The Galleon
Our Neighborhood's History
South Florida was in the middle of a building boom in the mid-1920s when Gwendolyn Maitland, the Scottish Countess of Lauderdale, sailed south from Palm Beach looking for land to develop. She pulled into the New River and after learning the name of the place [a remarkable coincidence – the town was named for Major William Lauderdale, a leader during the Second Seminole War in 1838] and touring about, the Countess set about gaining financial backing. In 1926, the British Improvement Association was formed (it also included the King of Greece), and purchased 8,000 acres of land from Arthur T. Galt, the son of Hugh Taylor Birch’s law partner in Chicago (Birch had purchased most of Fort Lauderdale beach years earlier). The goal of the association was to create Floranada, a resort that would be the rival of Palm Beach. That autumn, South Florida was devastated by a powerful hurricane that no one had foreseen, and the building boom, along with the local economy, collapsed. The Countess’ down payment was returned to her and the land reverted back to Arthur T. Galt.
The twenties era was a time of prosperity in America. The stock market was booming. There was “a chicken in every pot.” It was the Prohibition era, when millions could be made in getting around the law, and “rum-running” from Bimini to the deserted beaches and remote inlets of South Florida was big business. The twenties also witnessed the re-birth of the Ku Klux Klan across America inspired, it has been suggested, by the heroic portrayal of the Klan in D.W. Griffith’s 1915 silent movie, Birth of a Nation. The Daughters of the Confederacy and other groups raised statues to Confederate leaders, and had streets named in their honor in all of the former rebel states, including Florida [Hollywood recently renamed a trio of “Confederate” streets that that been imposed on a historically black neighborhood there]. Jim Crow laws were enacted to separate whites from blacks in the public sphere. In 1927, city leaders directed that the last integrated public beach in Broward would be off limits to people of color; for two days a week only, blacks were permitted to use the overgrown, untended stretch of shore north of Ft. Lauderdale beach.

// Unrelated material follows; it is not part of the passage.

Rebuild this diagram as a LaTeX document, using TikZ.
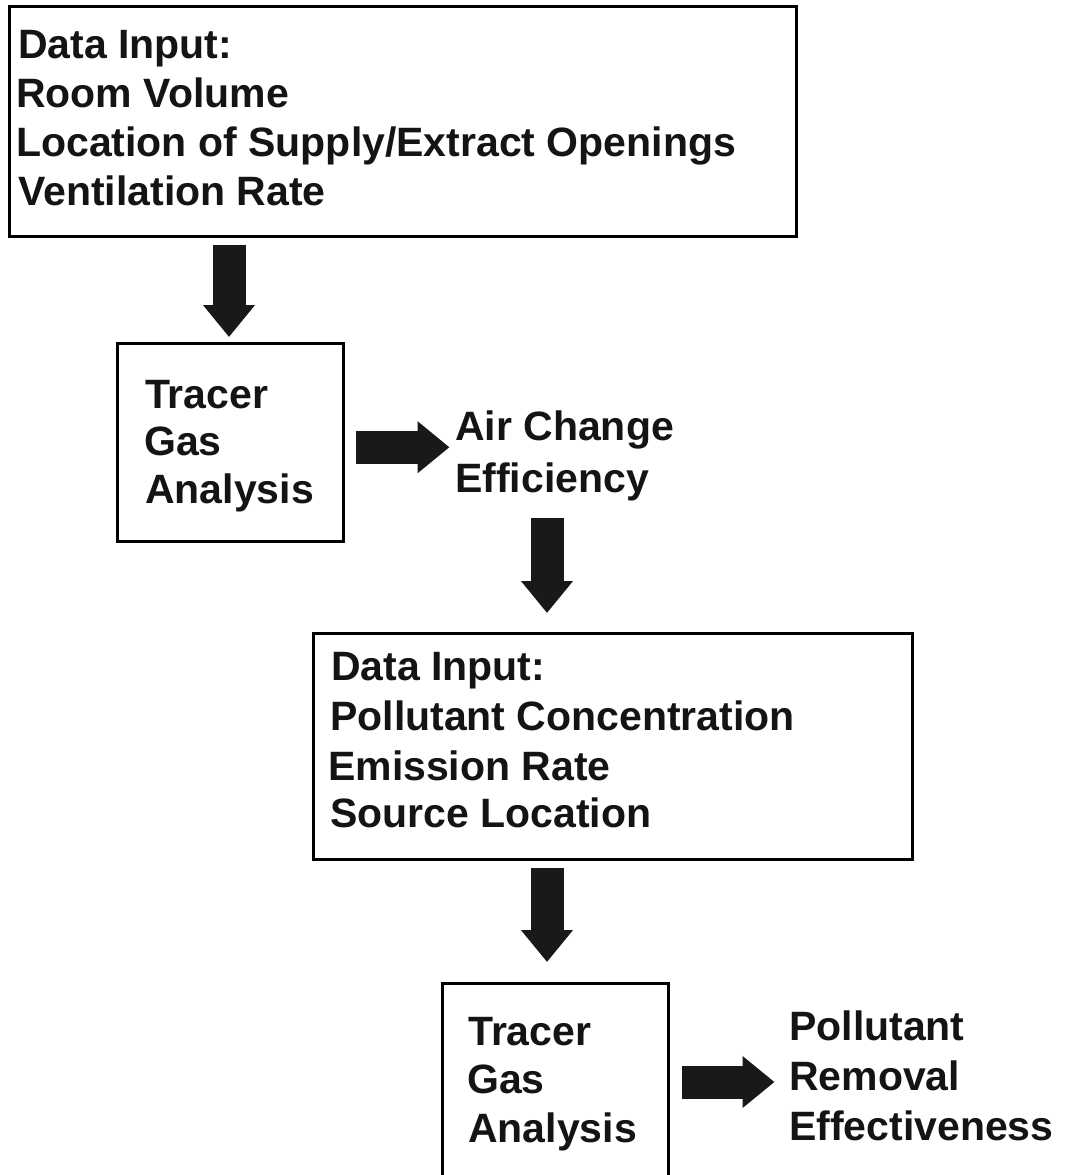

This beach would not remain wild. In 1946, a development company, Coral Ridge Properties, was formed by James S. Hunt and Stephen A. Calder, and in 1953 paid Arthur T. Galt $19,400,000 for 2,466 acres of land, which was then considered the largest real estate transaction in U.S. history. House and building lot auctions drew hundreds, lured by celebrity promoters like comedian and television host Johnny Carson. Coral Ridge Properties built the area’s first ocean-front hotel, the “deluxe” Galt Ocean Mile Hotel (1957), where L’Hermitage is today; the group later built Ocean Manor (where Carson bought a penthouse unit). The first hirise apartment building in the neighborhood was Edgewater Arms (1958), followed by Ocean Summit, The Fountainhead (once known as the “Rolls-Royce of the Galt” for its lavish amenities), and, in 1965, The Commodore. In the words of one historian, the Galt in the 1960s was becoming “one of the finest hotel and apartment areas in the world.” These building projects meant that the beach would no longer be accessible to people of color. The city then promised the African- American community a new beach of their own, south of Port Everglades inlet - and only accessible by boat. On the Fourth of July 1961, Dr. Von D. Mizell, founder and president of the local NAACP chapter led a peaceful “wade-in” on Ft. Lauderdale beach, and thereafter all of Broward County public beaches were gradually integrated.
By the 1980s the Galt beachfront was completely developed (and, indeed, some properties, like the Days Inn motel next door to the Galleon, were ripe for redevelopment). Much of the land between Galt Ocean Drive and A1A still sat idle, when, in 1988 plans for a Publix supermarket and shopping plaza were announced. A group of residents formed the Galt Owners Association, hired a lawyer, and tried to block the project, urging the city buy the land for a park; this was a futile campaign that resulted only in a Winn-Dixie market instead of a Publix.
In 1993, representatives of the Galt Mile Community Association, dismayed by the boulevard’s dismal appearance – cracked concrete sidewalks, asphalt pavement, concrete utility poles and overhead wiring – began meeting with city officials with the aim of improving the look of the neighborhood. Over 4,000 Galt homeowners were surveyed, with a large majority enthusiastic about the project. In an unusual private/public partnership, there was a self-imposed home owners tax assessed to pay for the $3.2 million project, with $550,000 contributed by the city (which pledged to maintain the improvements). The design was developed and approved in 1994, and the work – buried utilities, pink aggregate sidewalks, narrowed roadway, crosswalk pavers, new traffic signals and signage, new trees and landscaped beds between sidewalk and curb – was completed in 1996. It was the largest capital improvement project of its kind in Florida.